[Entries taken from a collection]
*-*-*
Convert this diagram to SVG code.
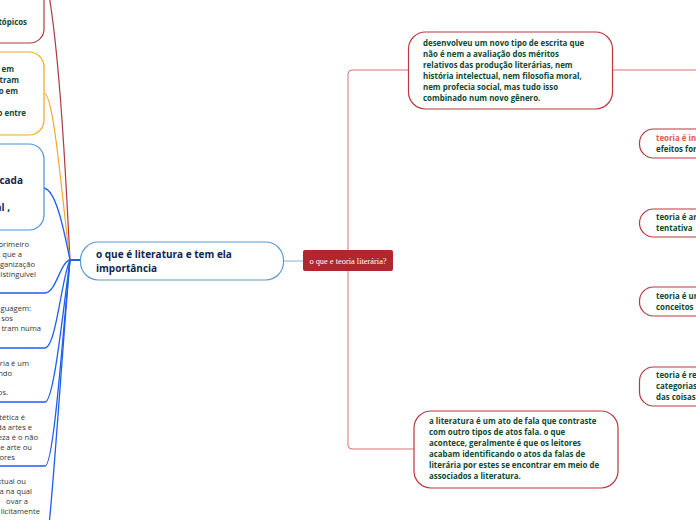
<svg xmlns="http://www.w3.org/2000/svg" width="696" height="520" viewBox="0 0 696 520">
<style>
.bg{fill:#ffffff}
.bt{font-family:"Open Sans","Noto Sans",sans-serif;font-weight:bold;font-size:7.9px;fill:#0d4a30}
.lt{font-family:"Open Sans","Noto Sans",sans-serif;font-size:7.6px;fill:#333333}
.ct{font-family:"Open Sans","Noto Sans",sans-serif;font-weight:bold;font-size:10px;fill:#0f2750}
.st{font-family:"Liberation Serif","Times New Roman",serif;font-size:8.4px;fill:#ffffff}
.rb{fill:#ffffff;stroke:#b8383d;stroke-width:1.2}
.rl{fill:none;stroke:#dd7073;stroke-width:1}
.bl{fill:none;stroke:#1f5ef0;stroke-width:1.3}
</style>
<rect class="bg" x="0" y="0" width="696" height="520"/>
<g id="connectors">
  <path class="rl" d="M408,70 L352,70 Q348,70 348,74 L348,445 Q348,449 352,449 L414,449"/>
  <path class="rl" d="M613,70 L700,70"/>
  <path d="M283,261 L303,261" fill="none" stroke="#9cc3ec" stroke-width="1.3"/>
  <path d="M49,-5 C60,60 66,180 70,260" fill="none" stroke="#b03a3f" stroke-width="1.2"/>
  <path d="M44,93 C54,93 62,200 70,260" fill="none" stroke="#f5a623" stroke-width="1.2"/>
  <path class="bl" d="M44,188 C56,190 64,230 70,260"/>
  <path d="M70,260 L81,260" fill="none" stroke="#1f5ef0" stroke-width="2"/>
  <path class="bl" d="M70,260 C60,262 56,293 45,293 L-5,293"/>
  <path class="bl" d="M70,260 C62,275 56,348 45,348 L-5,348"/>
  <path class="bl" d="M70,260 C63,310 54,402 45,402 L-5,402"/>
  <path class="bl" d="M70,260 C63,330 54,466 45,466 L-5,466"/>
  <path class="bl" d="M70,260 C63,340 54,480 49,525"/>
</g>
<g id="node-a">
  <rect x="-40" y="-20" width="84" height="63" rx="14" fill="#ffffff" stroke="#b03a3f" stroke-width="1.2"/>
  <text class="bt" x="27" y="25" text-anchor="end">tópicos</text>
</g>
<g id="node-b">
  <rect x="-40" y="52" width="84" height="83" rx="15" fill="#ffffff" stroke="#f5a623" stroke-width="1.2"/>
  <text class="bt" text-anchor="end"><tspan x="14" y="72">em</tspan><tspan x="19" y="83">tram</tspan><tspan x="18" y="94">o em</tspan><tspan x="26" y="116">o entre</tspan></text>
</g>
<g id="node-c">
  <rect x="-40" y="144" width="84" height="86" rx="15" fill="#ffffff" stroke="#4a90d9" stroke-width="1.2"/>
  <text class="ct" text-anchor="end"><tspan x="23" y="184">cada</tspan><tspan x="10" y="211">al ,</tspan></text>
</g>
<g id="node-d">
  <text class="lt" text-anchor="end"><tspan x="29" y="247">primeiro</tspan><tspan x="22" y="257">z que a</tspan><tspan x="35" y="267">ganização</tspan><tspan x="36" y="277">distinguível</tspan></text>
</g>
<g id="node-e">
  <text class="lt" text-anchor="end"><tspan x="31" y="311">guagem:</tspan><tspan x="13" y="321">sos</tspan><tspan x="41" y="331">tram numa</tspan></text>
</g>
<g id="node-f">
  <text class="lt" text-anchor="end"><tspan x="29" y="366">ária é um</tspan><tspan x="12" y="376">ndo</tspan><tspan x="8" y="395">os.</tspan></text>
</g>
<g id="node-g">
  <text class="lt" text-anchor="end"><tspan x="25" y="420">stética é</tspan><tspan x="32" y="430">da artes e</tspan><tspan x="38" y="440">eza é o não</tspan><tspan x="32" y="450">e arte ou</tspan><tspan x="15" y="460">ores</tspan></text>
</g>
<g id="node-h">
  <text class="lt" text-anchor="end"><tspan x="26" y="484">xtual ou</tspan><tspan x="32" y="494">a na qual</tspan><tspan x="28" y="504">ovar a</tspan><tspan x="40" y="514">licitamente</tspan></text>
</g>
<g id="central">
  <rect x="80.5" y="242" width="203" height="38" rx="18" fill="#ffffff" stroke="#5b9bd5" stroke-width="1.2"/>
  <text class="ct"><tspan x="96" y="258">o que é literatura e tem ela</tspan><tspan x="96" y="272">importância</tspan></text>
</g>
<g id="teoria">
  <rect x="303" y="250" width="90" height="21" rx="2" fill="#b0282d"/>
  <text class="st" x="348" y="263.5" text-anchor="middle">o que e teoria literária?</text>
</g>
<g id="node-top">
  <rect class="rb" x="408.5" y="32" width="204" height="77" rx="17"/>
  <text class="bt"><tspan x="423" y="46">desenvolveu um novo tipo de escrita que</tspan><tspan x="423" y="57">não é nem a avaliação dos méritos</tspan><tspan x="423" y="68">relativos das produção literárias, nem</tspan><tspan x="423" y="79">história intelectual, nem filosofia moral,</tspan><tspan x="423" y="90">nem profecia social, mas tudo isso</tspan><tspan x="423" y="101">combinado num novo gênero.</tspan></text>
</g>
<g id="node-bottom">
  <rect class="rb" x="414" y="411" width="204" height="77" rx="17"/>
  <text class="bt"><tspan x="429" y="424">a literatura é um ato de fala que contraste</tspan><tspan x="429" y="435">com outro tipos de atos fala. o que</tspan><tspan x="429" y="446">acontece, geralmente é que os leitores</tspan><tspan x="429" y="457">acabam identificando o atos da falas de</tspan><tspan x="429" y="468">literária por estes se encontrar em meio de</tspan><tspan x="429" y="479">associados a literatura.</tspan></text>
</g>
<g id="node-r1">
  <rect class="rb" x="639.5" y="129" width="90" height="29" rx="14"/>
  <text class="bt"><tspan x="656" y="141" fill="#e8554e">teoria é in</tspan><tspan x="656" y="152">efeitos for</tspan></text>
</g>
<g id="node-r2">
  <rect class="rb" x="639.5" y="209" width="90" height="28" rx="14"/>
  <text class="bt"><tspan x="656" y="220">teoria é ar</tspan><tspan x="656" y="231">tentativa</tspan></text>
</g>
<g id="node-r3">
  <rect class="rb" x="639.5" y="287" width="90" height="29" rx="14"/>
  <text class="bt"><tspan x="656" y="299">teoria é ur</tspan><tspan x="656" y="310">conceitos</tspan></text>
</g>
<g id="node-r4">
  <rect class="rb" x="639.5" y="367" width="90" height="39" rx="14"/>
  <text class="bt"><tspan x="656" y="378">teoria é re</tspan><tspan x="656" y="389">categorias</tspan><tspan x="656" y="400">das coisas</tspan></text>
</g>
</svg>
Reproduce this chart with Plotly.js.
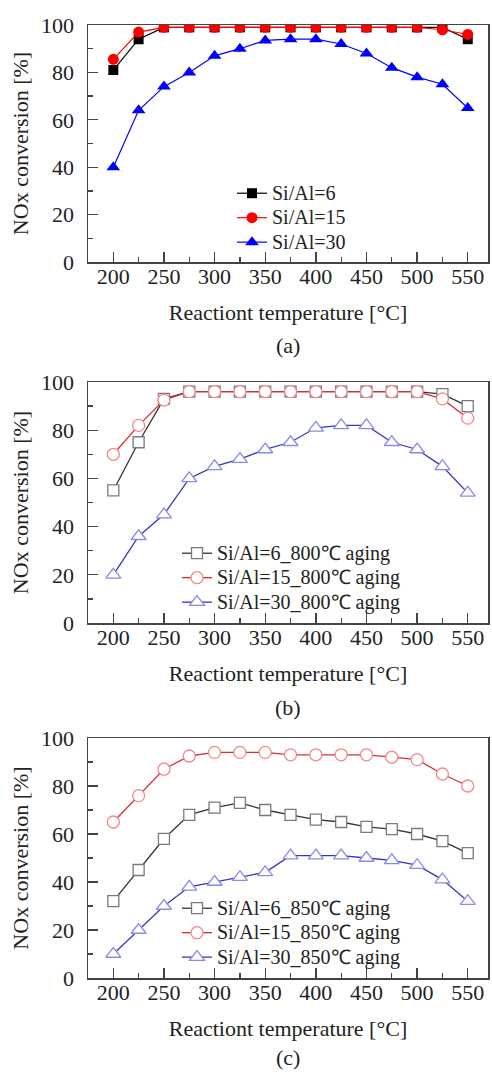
<!DOCTYPE html>
<html>
<head>
<meta charset="utf-8">
<script src="https://cdn.plot.ly/plotly-3.0.1.min.js"></script>
<style>html,body{margin:0;padding:0;background:#fff;}#chart{width:492px;height:1072px;}</style>
</head>
<body>
<div id="chart"></div>
<script>
// Data
const temperature = [200, 225, 250, 275, 300, 325, 350, 375, 400, 425, 450, 475, 500, 525, 550];

// (a) fresh
const a_si6  = [81, 94, 99, 99, 99, 99, 99, 99, 99, 99, 99, 99, 99, 99, 94];
const a_si15 = [85.5, 97, 99, 99, 99, 99, 99, 99, 99, 99, 99, 99, 99, 98, 96];
const a_si30 = [40, 64, 74, 80, 87, 90, 93.5, 94, 94, 92, 88, 82, 78, 75, 65];

// (b) 800°C aging
const b_si6  = [55, 75, 93, 96, 96, 96, 96, 96, 96, 96, 96, 96, 96, 95, 90];
const b_si15 = [70, 82, 92.5, 96, 96, 96, 96, 96, 96, 96, 96, 96, 96, 93, 85];
const b_si30 = [20, 36, 45, 60, 65, 68, 72, 75, 81, 82, 82, 75, 72, 65, 54];

// (c) 850°C aging
const c_si6  = [32, 45, 58, 68, 71, 73, 70, 68, 66, 65, 63, 62, 60, 57, 52];
const c_si15 = [65, 76, 87, 92.5, 94, 94, 94, 93, 93, 93, 93, 92, 91, 85, 80];
const c_si30 = [10, 20, 30, 38, 40, 42, 44, 51, 51, 51, 50, 49, 47, 41, 32];

const namesA = ['Si/Al=6', 'Si/Al=15', 'Si/Al=30'];
const namesB = ['Si/Al=6_800\u2103 aging', 'Si/Al=15_800\u2103 aging', 'Si/Al=30_800\u2103 aging'];
const namesC = ['Si/Al=6_850\u2103 aging', 'Si/Al=15_850\u2103 aging', 'Si/Al=30_850\u2103 aging'];
const captions = ['(a)', '(b)', '(c)'];
const xTitle = 'Reactiont temperature [\u00B0C]';
const yTitle = 'NOx conversion [%]';

const FONT = 'Liberation Serif';
const W = 492, H = 1072;

// legend text drawn at 20px while row spacing follows the (smaller) legend font size
const lbl = s => '<span style="font-size:20px">' + s + '</span>';

function filled(x, y, name, sym, col, size, xa, ya, leg) {
  return {x, y, name: lbl(name), type: 'scatter', mode: 'lines+markers', xaxis: xa, yaxis: ya, legend: leg,
    line: {color: col, width: 1.2},
    marker: {symbol: sym, size: size, color: col, line: {width: 0}}};
}
function hollow(x, y, name, sym, lcol, mcol, size, xa, ya, leg) {
  return {x, y, name: lbl(name), type: 'scatter', mode: 'lines+markers', xaxis: xa, yaxis: ya, legend: leg,
    line: {color: lcol, width: 1.3},
    marker: {symbol: sym, size: size, color: 'rgba(255,255,255,1)', line: {color: mcol, width: 1.3}}};
}

const data = [
  filled(temperature, a_si6,  namesA[0], 'square',        '#000000', 10, 'x',  'y',  'legend'),
  filled(temperature, a_si15, namesA[1], 'circle',        '#ff0000', 11, 'x',  'y',  'legend'),
  filled(temperature, a_si30, namesA[2], 'triangle-up',   '#0000ff', 12, 'x',  'y',  'legend'),
  hollow(temperature, b_si6,  namesB[0], 'square',      '#333333', '#7a7a7a', 11, 'x2', 'y2', 'legend2'),
  hollow(temperature, b_si15, namesB[1], 'circle',      '#d83030', '#f08a8a', 12, 'x2', 'y2', 'legend2'),
  hollow(temperature, b_si30, namesB[2], 'triangle-up', '#3535c8', '#8a8ae8', 13, 'x2', 'y2', 'legend2'),
  hollow(temperature, c_si6,  namesC[0], 'square',      '#333333', '#7a7a7a', 11, 'x3', 'y3', 'legend3'),
  hollow(temperature, c_si15, namesC[1], 'circle',      '#d83030', '#f08a8a', 12, 'x3', 'y3', 'legend3'),
  hollow(temperature, c_si30, namesC[2], 'triangle-up', '#3535c8', '#8a8ae8', 13, 'x3', 'y3', 'legend3')
];

// panel pixel boxes (top, bottom)
const panels = [[25, 262], [382, 623], [738, 978]];
const xl = 88, xr = 488;
const axColor = '#444';

function xAxis(i) {
  return {
    domain: [xl / W, xr / W], anchor: i === 0 ? 'y' : 'y' + (i + 1),
    range: [175, 570], tick0: 200, dtick: 50, ticks: 'inside', ticklen: 10, tickwidth: 1.3,
    tickcolor: axColor, showline: true, linecolor: axColor, linewidth: 1.5, mirror: true,
    showgrid: false, zeroline: false, ticklabelstandoff: -6,
    minor: {dtick: 25, tick0: 200, ticks: 'inside', ticklen: 5, tickwidth: 1.3, tickcolor: axColor, showgrid: false},
    tickfont: {family: FONT, size: 22, color: '#222'},
    title: {text: xTitle, font: {family: FONT, size: 22, color: '#222'}, standoff: 16}
  };
}
function yAxis(i) {
  const [t, b] = panels[i];
  return {
    domain: [(H - b) / H, (H - t) / H], anchor: i === 0 ? 'x' : 'x' + (i + 1),
    range: [0, 100], dtick: 20, ticks: 'inside', ticklen: 10, tickwidth: 1.3,
    tickcolor: axColor, showline: true, linecolor: axColor, linewidth: 1.5, mirror: true,
    showgrid: false, zeroline: false, ticklabelstandoff: 8,
    minor: {dtick: 10, ticks: 'inside', ticklen: 5, tickwidth: 1.3, tickcolor: axColor, showgrid: false},
    tickfont: {family: FONT, size: 22, color: '#222'},
    title: {text: yTitle, font: {family: FONT, size: 22, color: '#222'}, standoff: 6}
  };
}

function legendAt(px, py) {
  return {x: px / W, y: (H - py) / H, xanchor: 'left', yanchor: 'top', bgcolor: 'rgba(0,0,0,0)',
    borderwidth: 0, font: {family: FONT, size: 16.5, color: '#222'}, itemwidth: 30, tracegroupgap: 0};
}

const annotations = captions.map((c, i) => ({
  text: c, xref: 'paper', yref: 'paper', x: (xl + xr) / 2 / W, y: (H - [345, 707, 1057][i]) / H,
  xanchor: 'center', yanchor: 'middle', showarrow: false, font: {family: FONT, size: 22, color: '#222'}
}));

const layout = {
  width: W, height: H, margin: {l: 0, r: 0, t: 0, b: 0},
  paper_bgcolor: '#fff', plot_bgcolor: '#fff',
  font: {family: FONT, color: '#222'},
  showlegend: true,
  xaxis: xAxis(0), yaxis: yAxis(0),
  xaxis2: xAxis(1), yaxis2: yAxis(1),
  xaxis3: xAxis(2), yaxis3: yAxis(2),
  legend: legendAt(232, 176),
  legend2: legendAt(177, 536),
  legend3: legendAt(177, 891),
  annotations
};

Plotly.newPlot('chart', data, layout, {displayModeBar: false, staticPlot: true});
</script>
</body>
</html>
*-*-*
Problem →
Above are records; say how many of their lines contain the word "chart", giving only the number.

Correct answer →
4